Text on the "Price plans" section of the Vodafone website, www.vodafone.co.uk, stated "Get a SIM only plan from just £10.50 a month. Available with a standard SIM, microSIM and nanoSIM". Various plans were featured and the monthly price of each plan was stated.
The complainant who believed that the monthly price could be increased during the contract, challenged whether the price claims were misleading.
Vodafone Ltd (Vodafone) said the monthly cost of their SIM only price plans were clearly stated on their website and related to the prices they charged customers on a monthly basis and therefore did not require qualification. The SIM only price plan was offered on a 30-day or 12-month minimum term contract and they said this was attractive to customers who already owned a handset and were looking for flexible minimum term commitments. Customers were encouraged to view details on the chosen plan by clicking the "plan details" link which created a "lightbox" which detailed information about the plan's allowance, contact information for their online support team and also linked to their terms and conditions. The "select" link directed them to the online purchase process where they were asked to agree to the online purchase terms and their Airtime Agreement and, on completing the online purchase process, were sent a SIM along with a welcome letter detailing the plan, a price plan guidance document and a full printed copy of their terms and conditions.

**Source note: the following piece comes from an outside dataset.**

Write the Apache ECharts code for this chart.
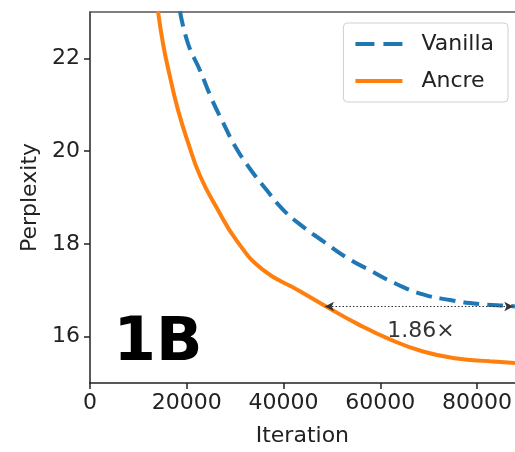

Their right to increase their line rental was in line with the increase in Retail Price Index (RPI) and was made clear in their Airtime Agreement. They said, although RPI could not be anticipated at the time of launching the price plan, any such price increase would be lower or in line with it. Their Airtime Agreement made clear that customers would be given at least 14 days’ notice before their charges were increased and if charges were incurred, other than those that resulted from a rise in VAT, they had a right to terminate their contract. They said these notification procedures were in accordance with the General Conditions of Entitlement under the Communications Act 2003 and that line rental increases were common across the telecommunications industry and minimum term agreement offers in general. They believed that customers made informed decisions by ascertaining the key features of a price plan, namely the minimum term commitment, line rental cost and the price plan allowance and that online advertising did not allow for excess information to be displayed in a small place. They used links in their advertising to take the customer through an online journey over several web pages where they said information was provided in a clear and unambiguous manner. They believed that including information about the potential for the monthly prices to increase during the contract would result in key information losing its prominence, especially if viewed on a smartphone, tablet or other smaller device.
The ASA acknowledged that the advertiser's right to raise prices in line with inflation within the term of the contract was stated in the terms and conditions that were provided as a link within the "plan details" section and were three clicks away from the stated prices. We also acknowledged that consumers had to agree to the terms and conditions prior to taking out a contract with Vodafone. However, we considered that because a monthly price was stated for each fixed-term contract, without any further qualification, consumers would be likely to understand that those prices would remain fixed for the entire term of the contract. We considered that the monthly price of a contract was likely to be of importance to consumers when deciding on a mobile phone contract and that the potential for it to increase, within the term of the contract, was a significant condition that needed to be stated clearly in the ad, without readers needing to click through to further web pages. Because the monthly prices were not qualified to make clear that they could be increased during the contract we concluded that they were misleading.
The ad breached CAP Code (Edition 12) rules
Marketing communications must not materially mislead or be likely to do so.
Marketing communications must not mislead the consumer by omitting material information. They must not mislead by hiding material information or presenting it in an unclear, unintelligible, ambiguous or untimely manner.
Material information is information that the consumer needs to make informed decisions in relation to a product. Whether the omission or presentation of material information is likely to mislead the consumer depends on the context, the medium and, if the medium of the marketing communication is constrained by time or space, the measures that the marketer takes to make that information available to the consumer by other means. (Misleading advertising) and 3.9 3.9 Marketing communications must state significant limitations and qualifications. Qualifications may clarify but must not contradict the claims that they qualify. (Qualification).
The ad must not appear again in its current form. We told Vodafone Ltd to qualify their monthly prices in future to make clear that they could be increased during the contract.